Oh, and just for the record: even though I don't see these collapses as terrible, I still believe that they make the need for regulation stupefyingly obvious. So Les Winan, you jerk-off brokerage analyst. Yes, there's sort of a verb in that sentence.

1 comment:

Zander said...

I have to say that while I'm on your side about not really caring so much about the individual people involved losing their jobs, I worry because this kind of thing tends to balloon outside of the financial sector. Luckily it hasn't done so yet, but I see that as the inevitable follow-up. This is one instance in which trickle down does take place because all business slows, not just business in the financial sector.

And yes, that is very much a special kind of Luddicy(?).

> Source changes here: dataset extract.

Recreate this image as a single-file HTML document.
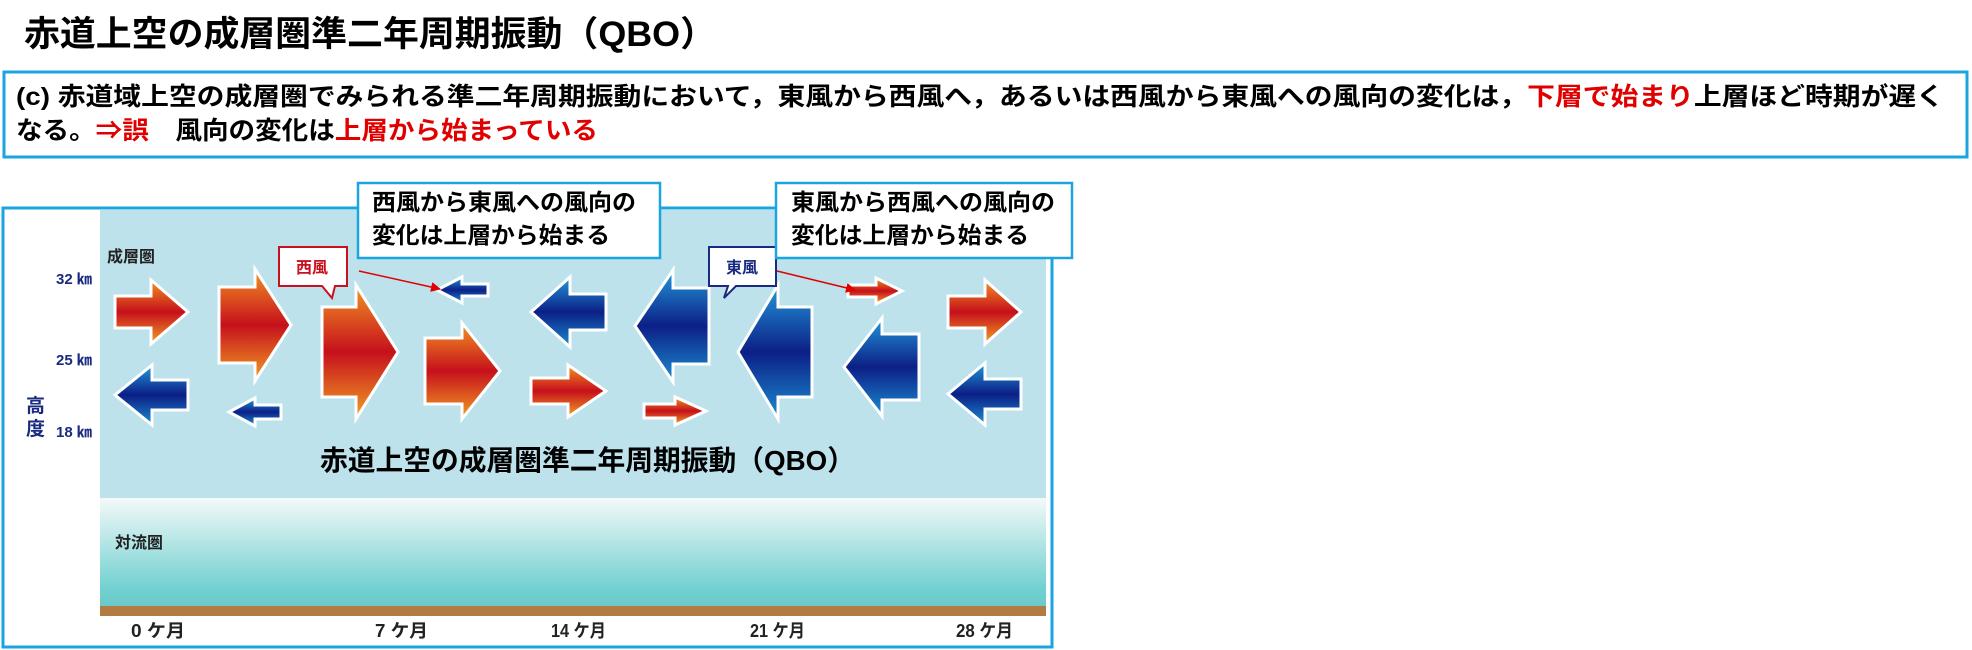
<!DOCTYPE html>
<html><head><meta charset="utf-8"><style>
html,body{margin:0;padding:0;background:#fff;}
svg{display:block;}
text{font-family:"Liberation Sans","Noto Sans CJK JP",sans-serif;font-weight:bold;}
</style></head><body>
<svg width="1972" height="650" viewBox="0 0 1972 650" xmlns="http://www.w3.org/2000/svg">
<defs>
<linearGradient id="rg" x1="0" y1="0" x2="0" y2="1"><stop offset="0" stop-color="#f29422"/><stop offset="0.5" stop-color="#c6101c"/><stop offset="1" stop-color="#f2a024"/></linearGradient>
<linearGradient id="bg" x1="0" y1="0" x2="0" y2="1"><stop offset="0" stop-color="#2298da"/><stop offset="0.5" stop-color="#0c1f86"/><stop offset="1" stop-color="#1b8dd2"/></linearGradient>
<linearGradient id="tg" x1="0" y1="0" x2="0" y2="1"><stop offset="0" stop-color="#f4f9f9"/><stop offset="0.85" stop-color="#70d0d0"/><stop offset="1" stop-color="#6cc9c9"/></linearGradient>
<marker id="ah" markerWidth="10" markerHeight="10" refX="9" refY="5" orient="auto" markerUnits="userSpaceOnUse"><path d="M0,0 L10,5 L0,10 z" fill="#e00000"/></marker>
</defs>

<text x="24" y="46" font-size="35" textLength="692" lengthAdjust="spacingAndGlyphs" fill="#000">赤道上空の成層圏準二年周期振動（QBO）</text>

<rect x="4" y="72" width="1963" height="85" fill="#fff" stroke="#1aa5e0" stroke-width="3"/>
<text x="16" y="105" font-size="25" textLength="1928" lengthAdjust="spacingAndGlyphs" fill="#000">(c) 赤道域上空の成層圏でみられる準二年周期振動において，東風から西風へ，あるいは西風から東風への風向の変化は，<tspan fill="#e00000">下層で始まり</tspan>上層ほど時期が遅く</text>
<text x="16" y="139" font-size="25" textLength="582" lengthAdjust="spacingAndGlyphs" fill="#000">なる。<tspan fill="#e00000">⇒誤</tspan>　風向の変化は<tspan fill="#e00000">上層から始まっている</tspan></text>

<rect x="3" y="208" width="1049" height="439" fill="#fff" stroke="#1aa5e0" stroke-width="3"/>
<rect x="100" y="210" width="946" height="288" fill="#bde2eb"/>
<rect x="100" y="498" width="946" height="108" fill="url(#tg)"/>
<rect x="100" y="606" width="946" height="10" fill="#b27b42"/>

<text x="107" y="262" font-size="16" fill="#222">成層圏</text>
<text x="56" y="284" font-size="15" fill="#1a2a80">32 ㎞</text>
<text x="56" y="365" font-size="15" fill="#1a2a80">25 ㎞</text>
<text x="56" y="437" font-size="15" fill="#1a2a80">18 ㎞</text>
<text x="26" y="412" font-size="19" fill="#1a2a80">高</text>
<text x="26" y="435" font-size="19" fill="#1a2a80">度</text>
<text x="115" y="548" font-size="16" fill="#222">対流圏</text>

<g stroke="#fff" stroke-width="3" stroke-linejoin="miter">
<path d="M115,296 L151,296 L151,280 L188,312 L151,344 L151,328 L115,328 Z" fill="url(#rg)"/>
<path d="M188,380 L152,380 L152,365 L115,395 L152,425 L152,410 L188,410 Z" fill="url(#bg)"/>
<path d="M219,287 L255,287 L255,269 L291,325 L255,381 L255,363 L219,363 Z" fill="url(#rg)"/>
<path d="M281,405 L255,405 L255,398 L229,412 L255,426 L255,419 L281,419 Z" fill="url(#bg)"/>
<path d="M322,307 L356,307 L356,285 L398,352 L356,419 L356,397 L322,397 Z" fill="url(#rg)"/>
<path d="M488,284 L462,284 L462,277 L437,290 L462,303 L462,296 L488,296 Z" fill="url(#bg)"/>
<path d="M425,338 L462,338 L462,323 L500,371 L462,419 L462,404 L425,404 Z" fill="url(#rg)"/>
<path d="M606,294 L570,294 L570,277 L531,312 L570,347 L570,330 L606,330 Z" fill="url(#bg)"/>
<path d="M531,378 L568,378 L568,365 L606,391 L568,417 L568,404 L531,404 Z" fill="url(#rg)"/>
<path d="M709,288 L673,288 L673,270 L635,326 L673,382 L673,364 L709,364 Z" fill="url(#bg)"/>
<path d="M644,404 L675,404 L675,397 L706,411 L675,425 L675,418 L644,418 Z" fill="url(#rg)"/>
<path d="M812,307 L778,307 L778,285 L738,352 L778,419 L778,397 L812,397 Z" fill="url(#bg)"/>
<path d="M848,285 L876,285 L876,278 L902,291 L876,304 L876,297 L848,297 Z" fill="url(#rg)"/>
<path d="M919,334 L882,334 L882,318 L844,367 L882,416 L882,400 L919,400 Z" fill="url(#bg)"/>
<path d="M948,296 L985,296 L985,280 L1021,312 L985,344 L985,328 L948,328 Z" fill="url(#rg)"/>
<path d="M1021,379 L985,379 L985,363 L948,394 L985,425 L985,409 L1021,409 Z" fill="url(#bg)"/>
</g>

<path d="M279,247 L347,247 L347,286 L335,286 L332,298 L322,286 L279,286 Z" fill="#fff" stroke="#c8101e" stroke-width="2"/>
<text x="296" y="273" font-size="16" fill="#c8101e">西風</text>
<path d="M709,247 L776,247 L776,286 L736,286 L724,298 L728,286 L709,286 Z" fill="#fff" stroke="#1a2a80" stroke-width="2"/>
<text x="726" y="273" font-size="16" fill="#1a2a80">東風</text>

<line x1="359" y1="271" x2="440" y2="289" stroke="#e00000" stroke-width="1.5" marker-end="url(#ah)"/>
<line x1="777" y1="271" x2="855" y2="290" stroke="#e00000" stroke-width="1.5" marker-end="url(#ah)"/>

<rect x="358" y="183" width="302" height="75" fill="#fff" stroke="#1aa5e0" stroke-width="2.5"/>
<text x="372" y="210" font-size="23" textLength="264" lengthAdjust="spacingAndGlyphs" fill="#000">西風から東風への風向の</text>
<text x="372" y="243" font-size="23" textLength="238" lengthAdjust="spacingAndGlyphs" fill="#000">変化は上層から始まる</text>
<rect x="776" y="183" width="296" height="75" fill="#fff" stroke="#1aa5e0" stroke-width="2.5"/>
<text x="791" y="210" font-size="23" textLength="264" lengthAdjust="spacingAndGlyphs" fill="#000">東風から西風への風向の</text>
<text x="791" y="243" font-size="23" textLength="238" lengthAdjust="spacingAndGlyphs" fill="#000">変化は上層から始まる</text>

<text x="320" y="470" font-size="28" textLength="535" lengthAdjust="spacingAndGlyphs" fill="#000">赤道上空の成層圏準二年周期振動（QBO）</text>

<text x="131" y="637" font-size="18" textLength="54" lengthAdjust="spacingAndGlyphs" fill="#222">0 ケ月</text>
<text x="375" y="637" font-size="18" textLength="53" lengthAdjust="spacingAndGlyphs" fill="#222">7 ケ月</text>
<text x="551" y="637" font-size="18" textLength="55" lengthAdjust="spacingAndGlyphs" fill="#222">14 ケ月</text>
<text x="750" y="637" font-size="18" textLength="55" lengthAdjust="spacingAndGlyphs" fill="#222">21 ケ月</text>
<text x="956" y="637" font-size="18" textLength="57" lengthAdjust="spacingAndGlyphs" fill="#222">28 ケ月</text>
</svg>
</body></html>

Even that small interest comes from somewhere - i.e. the bank's investments in the market. Also, that small interest doesn't even really take care of inflation. While it's true that money earned or received from gifts is much more substantial than money gained through investments for most people, investments and financial planning help tons of people achieve longterm goals - houses, college educations for kids, retirement. It's useful in the end.

That's another reason to worry about this financial crisis - the great majority of people have their retirement savings tied up in the market. While this may not have a huge effect on many, it will definitely have an effect, which goes into the feedback loop of daily life and the general economy.